26/10/2015

Vinícius da Paixão Brasileira

Vinícius da Paixão Brasileira

Os poetas não têm biografia.
Sua obra é sua biografia.
Mas José Castello
parte de polo oposto:
num copo de bebida,
nos braços de uma mulher
ele desvenda a biografia
de Vinícius de Moraes.

            As quase quinhentas páginas deste livro sobre a vida de Vinícius de Moraes são lidas com prazer e sem esforço, graças ao texto fluente de José Castello, um profissional da escrita. Os dez capítulos do livro seguem de perto o trajeto do biografado. Se nos primeiros, temos uma bem urdida exposição sobre a vida intelectual da então Capital do Brasil, os capítulos finais constituem uma quase história da música brasileira, sob o foco narrativo de um pesquisador em busca da verdade de Vinícius.
            Como testemunho da última fase do livro, e da vida do poeta, desfilam perante nossos olhos os bastidores da vida artística. A generosa amizade de alguns e o gosto pelo dinheiro de outros, interesse este que norteou a relação de Tom Jobim com Vinícius. Dois momentos importantes na vida do poeta: a sua primeira parceria, na trilha sonora de Orfeu  a peça de teatro e depois o filme de Camus  e a abertura do Teatro Municipal do Rio, com sua orquestra sinfônica, para celebrar a música de Vinícius. Nestes dois momentos, o dinheiro foi a motivação de Tom Jobim. No primeiro caso, para o então desconhecido músico de boates iniciar uma parceria bem sucedida, rumo ao sucesso internacional. No segundo caso, a não perspectiva de retorno financeiro, para o já consagrado maestro decepcionar o amigo.
            José Castello mostra em poucas pinceladas os personagens desta história. Um retrato 3 X 4, mas um retrato nítido e preciso, sob o ângulo da sua pena. As nove mulheres ou os nove casamentos são mostrados ora a partir dos dados colhidos junto às amadas, ora a partir de lentes alheias. Às vezes generosas. Às vezes cortantes.
            Uma direção contrária ao texto poético aponta a pesquisa de Castello. Otávio Paz, ao fazer um resumo biográfico de Fernando Pessoa, disse que “os poetas não têm biografia. Sua obra é sua biografia”. O autor de Vinícius de Moraes: Poeta da Paixão,  ao “tentar fazer uma biografia”, desde logo, desiste “da idéia de que a poesia se passa nos livros”. É num copo de bebida, nos braços de uma mulher ou nos palcos da vida que o biógrafo vai buscar o poeta. Ora cantando para estudantes na Bahia, nos anos do sonho hippie, ora fazendo grandes espetáculos na Argentina ou em Portugal.
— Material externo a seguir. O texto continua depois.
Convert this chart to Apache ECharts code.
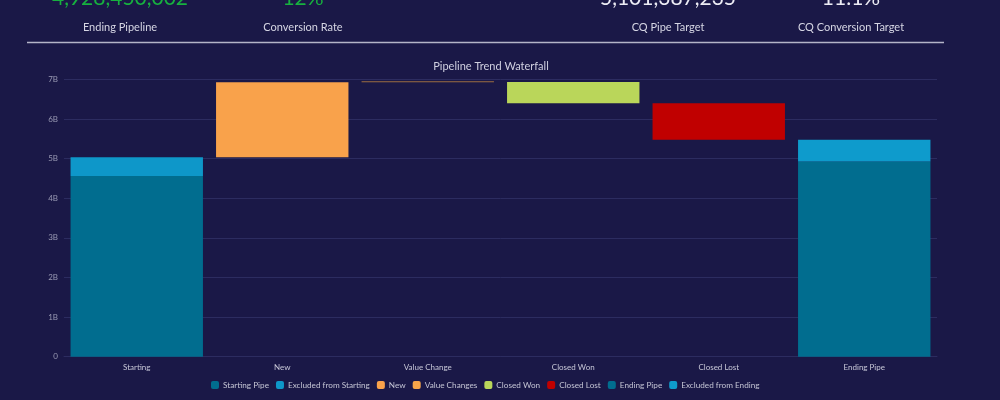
<!DOCTYPE html>
<html>
<head>
<meta charset="utf-8">
<script src="https://cdn.jsdelivr.net/npm/echarts@6/dist/echarts.min.js"></script>
<style>
html,body{margin:0;padding:0;background:#1a1847;}
#c{width:1000px;height:400px;}
</style>
</head>
<body>
<div id="c"></div>
<script>
const categories = ['Starting', 'New', 'Value Change', 'Closed Won', 'Closed Lost', 'Ending Pipe'];
const seriesNames = ['Starting Pipe', 'Excluded from Starting', 'New', 'Value Changes', 'Closed Won', 'Closed Lost', 'Ending Pipe', 'Excluded from Ending'];
const startingPipe = 4563000000;
const excludedFromStarting = 472000000;
const newPipe = 1894000000;
const valueChanges = 5000000;
const closedWon = -535000000;
const closedLost = -919000000;
const endingPipe = 4928450002;
const excludedFromEnding = 552000000;
const kpiLabels = ['Ending Pipeline', 'Conversion Rate', 'CQ Pipe Target', 'CQ Conversion Target'];
const kpiValues = ['4,928,450,002', '12%', '5,101,387,235', '11.1%'];
const yTicks = [0, 1e9, 2e9, 3e9, 4e9, 5e9, 6e9, 7e9];

const colors = ['#016d8f', '#0e97c9', '#f9a24b', '#f7a54a', '#bad65a', '#c00000', '#016d8f', '#0e9bcc'];
const kpiX = [120, 303, 668, 851];
const kpiColors = ['#17b13f', '#17b13f', '#ececf4', '#ececf4'];

// waterfall layout built from the values
const startTotal = startingPipe + excludedFromStarting;
const afterNew = startTotal + newPipe;
const afterVC = afterNew + valueChanges;
const afterWon = afterVC + closedWon;
const afterLost = afterWon + closedLost;
const base = [0, startTotal, Math.min(afterNew, afterVC), Math.min(afterVC, afterWon), Math.min(afterWon, afterLost), 0];

function only(idx, v) { return categories.map((_, i) => i === idx ? v : '-'); }

const seriesData = [
  only(0, startingPipe),
  only(0, excludedFromStarting),
  only(1, newPipe),
  only(2, Math.abs(valueChanges)),
  only(3, Math.abs(closedWon)),
  only(4, Math.abs(closedLost)),
  only(5, endingPipe),
  only(5, excludedFromEnding)
];

const series = [{
  name: 'base', type: 'bar', stack: 'w', data: base,
  itemStyle: { color: 'transparent' }, silent: true, barCategoryGap: '9%'
}].concat(seriesNames.map((n, i) => ({
  name: n, type: 'bar', stack: 'w', data: seriesData[i],
  barMinHeight: i === 3 ? 1 : 0,
  itemStyle: { color: i === 3 ? '#9c6c40' : colors[i] },
  barCategoryGap: '9%'
})));

const graphics = [];
kpiLabels.forEach((l, i) => {
  graphics.push({ type: 'text', x: kpiX[i], y: 27,
    style: { text: l, fill: '#d6d6e4', font: '11px Lato', align: 'center', verticalAlign: 'middle' } });
  graphics.push({ type: 'text', x: kpiX[i], y: -2,
    style: { text: kpiValues[i], fill: kpiColors[i], font: '21px Lato', align: 'center', verticalAlign: 'middle' } });
});
graphics.push({ type: 'line', shape: { x1: 27, y1: 42.5, x2: 944, y2: 42.5 }, style: { stroke: '#b4b4c8', lineWidth: 1.5 } });

const chart = echarts.init(document.getElementById('c'), null, { renderer: 'canvas' });
chart.setOption({
  backgroundColor: '#1a1847',
  animation: false,
  color: colors,
  title: {
    text: 'Pipeline Trend Waterfall', left: 486, top: 56, textAlign: 'center',
    textStyle: { color: '#d0d0e0', fontSize: 11, fontWeight: 'normal', fontFamily: 'Lato' }
  },
  graphic: graphics,
  legend: {
    data: seriesNames.map((n, i) => ({ name: n, itemStyle: { color: colors[i] } })),
    bottom: 6, left: 206, itemWidth: 8, itemHeight: 8, itemGap: 7,
    icon: 'roundRect',
    textStyle: { color: '#c4c4d4', fontSize: 8.2, fontFamily: 'Lato', padding: [0, 0, 0, -1] }
  },
  grid: { left: 64, right: 63, top: 79.5, bottom: 43.3 },
  xAxis: {
    type: 'category', data: categories,
    axisLine: { lineStyle: { color: '#2c2c60' } }, axisTick: { show: false },
    axisLabel: { color: '#c8c8d8', fontSize: 8, fontFamily: 'Lato', margin: 7 }
  },
  yAxis: {
    type: 'value', min: 0, max: 7e9, interval: 1e9,
    axisLabel: {
      color: '#9a9ab4', fontSize: 8, fontFamily: 'Lato', margin: 6,
      formatter: v => yTicks.indexOf(v) >= 0 ? (v === 0 ? '0' : (v / 1e9) + 'B') : ''
    },
    splitLine: { lineStyle: { color: '#2c2c60', width: 1 } },
    axisLine: { show: false }, axisTick: { show: false }
  },
  series: series
});
</script>
</body>
</html>
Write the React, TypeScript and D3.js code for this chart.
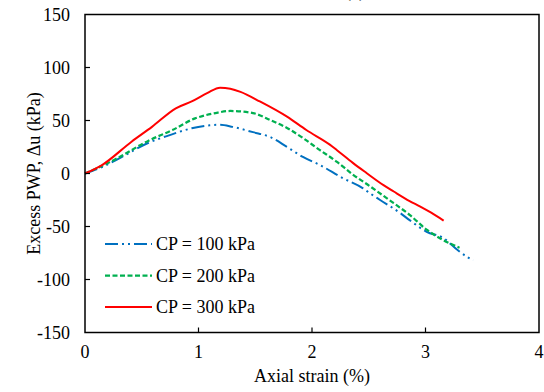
import React from "react";
import * as d3 from "d3";

const strain100 = [0, 0.15, 0.33, 0.56, 0.74, 0.94, 1.1, 1.19, 1.3, 1.48, 1.63, 1.78, 1.92, 2.07, 2.27, 2.45, 2.51, 2.6, 2.78, 2.86, 3.01, 3.16, 3.28, 3.37, 3.42];
const pwp100 = [0, 6, 16, 29, 36, 42.6, 45.5, 46, 44, 39, 34.5, 25, 15.6, 8, -4.3, -14, -18.6, -25, -37.5, -44, -55, -61, -72, -79, -82];

const strain200 = [0, 0.26, 0.56, 0.77, 0.97, 1.15, 1.28, 1.48, 1.63, 1.78, 1.92, 2.07, 2.22, 2.36, 2.51, 2.72, 2.86, 3.01, 3.16, 3.3];
const pwp200 = [0, 13, 31, 41, 52, 57, 59, 57, 50.5, 43, 33.5, 22, 11, -1, -12, -28, -39, -53, -63, -70];

const strain300 = [0, 0.15, 0.41, 0.59, 0.8, 0.94, 1.08, 1.19, 1.28, 1.37, 1.54, 1.78, 1.95, 2.16, 2.22, 2.36, 2.48, 2.63, 2.72, 2.86, 2.95, 3.05, 3.16];
const pwp300 = [0, 8, 30, 44, 61.5, 68, 76, 81, 80, 77, 68, 53.6, 41, 27, 22, 10, 0.5, -11, -17, -26, -31, -37, -44.5];

const xTicks = [0, 1, 2, 3, 4];
const yTicks = [-150, -100, -50, 0, 50, 100, 150];
const seriesLabels = ["CP = 100 kPa", "CP = 200 kPa", "CP = 300 kPa"];

export default function App() {
  const W = 544, H = 392;
  const left = 85, right = 539, top = 14.5, bottom = 332.5;
  const x = d3.scaleLinear().domain([0, 4]).range([left, right]);
  const y = d3.scaleLinear().domain([-150, 150]).range([bottom, top]);
  const font = "'Liberation Serif', 'Times New Roman', serif";

  const mk = (xs: number[], ys: number[]) =>
    d3.line<number>().x((_, i) => x(xs[i])).y((_, i) => y(ys[i])).curve(d3.curveMonotoneX)(xs);

  const series = [
    { d: mk(strain100, pwp100), color: "#0070C0", dash: "13 4 2 4 2 4", w: 2 },
    { d: mk(strain200, pwp200), color: "#00B050", dash: "5 2.5", w: 2.25 },
    { d: mk(strain300, pwp300), color: "#FF0000", dash: "none", w: 2 },
  ];

  return (
    <svg width={W} height={H} style={{ position: "absolute", left: 0, top: 0, background: "#fff" }} fontFamily={font}>
      <text x={355} y={-3} fontSize={18} textAnchor="middle">(a)</text>
      {series.map((s, i) => (
        <path key={i} d={s.d || ""} fill="none" stroke={s.color} strokeWidth={s.w} strokeDasharray={s.dash} />
      ))}
      <rect x={left} y={top} width={right - left} height={bottom - top} fill="none" stroke="#000" strokeWidth={1.5} />
      {yTicks.slice(1, -1).map((t) => (
        <line key={"yt" + t} x1={left} x2={left + 5} y1={y(t)} y2={y(t)} stroke="#000" strokeWidth={1.2} />
      ))}
      {xTicks.slice(1, -1).map((t) => (
        <line key={"xt" + t} x1={x(t)} x2={x(t)} y1={bottom} y2={bottom - 5} stroke="#000" strokeWidth={1.2} />
      ))}
      {yTicks.map((t) => (
        <text key={"yl" + t} x={70} y={y(t) + 6} fontSize={18} textAnchor="end">{t}</text>
      ))}
      {xTicks.map((t) => (
        <text key={"xl" + t} x={x(t)} y={358} fontSize={18} textAnchor="middle">{t}</text>
      ))}
      <text x={(left + right) / 2} y={382} fontSize={18} textAnchor="middle">Axial strain (%)</text>
      <text transform={`translate(40,${(top + bottom) / 2}) rotate(-90)`} fontSize={18} textAnchor="middle">Excess PWP, Δu (kPa)</text>
      {series.map((s, i) => (
        <g key={"lg" + i}>
          <line x1={105} x2={152} y1={244 + i * 31.5} y2={244 + i * 31.5} stroke={s.color} strokeWidth={s.w} strokeDasharray={s.dash} />
          <text x={156} y={250 + i * 31.5} fontSize={18}>{seriesLabels[i]}</text>
        </g>
      ))}
    </svg>
  );
}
Nos bastidores, as grandes paixões que impulsionaram a vida de Vinícius.
            A vida intelectual dos anos 30, a partir da Faculdade de Direito da Rua do Catete, ganha um retrato digno e bem feito, conquanto breve, neste livro em que José Castello sustenta a sua admiração pelo poeta no estudo atento de momentos e contextos marcantes. É aí que o biógrafo vai buscar as fontes metafísicas da poesia e da canção de Vinícius, recuando à educação com jesuítas e ao clamor perante o infinito. Otávio de Faria, Jackson de Figueiredo, Alceu Amoroso Lima, Plínio Salgado, são nomes e figuras envolvidos na formação do poeta. Uns, como Otávio de Faria, de modo próximo e marcante. Outros, compondo o painel de fundo.
            De qualquer forma, o que mais se destaca nesta biografia é a certeza de que o poeta, o diplomata e o compositor Vinícius de Morais, ou os múltiplos anseios reunidos em um só corpo, chegam a um único lugar: o prazer de viver. Vinícius trocou as convenções sociais e a esterilidade afetiva do mundo intelectual pela paixão, daí o título que resume todo o percurso, Vinícius de Moraes: Poeta da Paixão.
            Por tudo, o esforço de José Castello para conter a vida de Vinícius de Moraes nos limites do seu livro resulta num texto denso e cheio de vida. Um texto para ser lido.

José Castello. Vinícius de Moraes: O poeta da paixão, uma biografia. São Paulo, Companhia das Letras, 1994.

Vinícius da paixão brasileira (resenha). “Livros & Idéias”, seção do jornal A Tarde, Salvador, 19 set. 94, p. 5.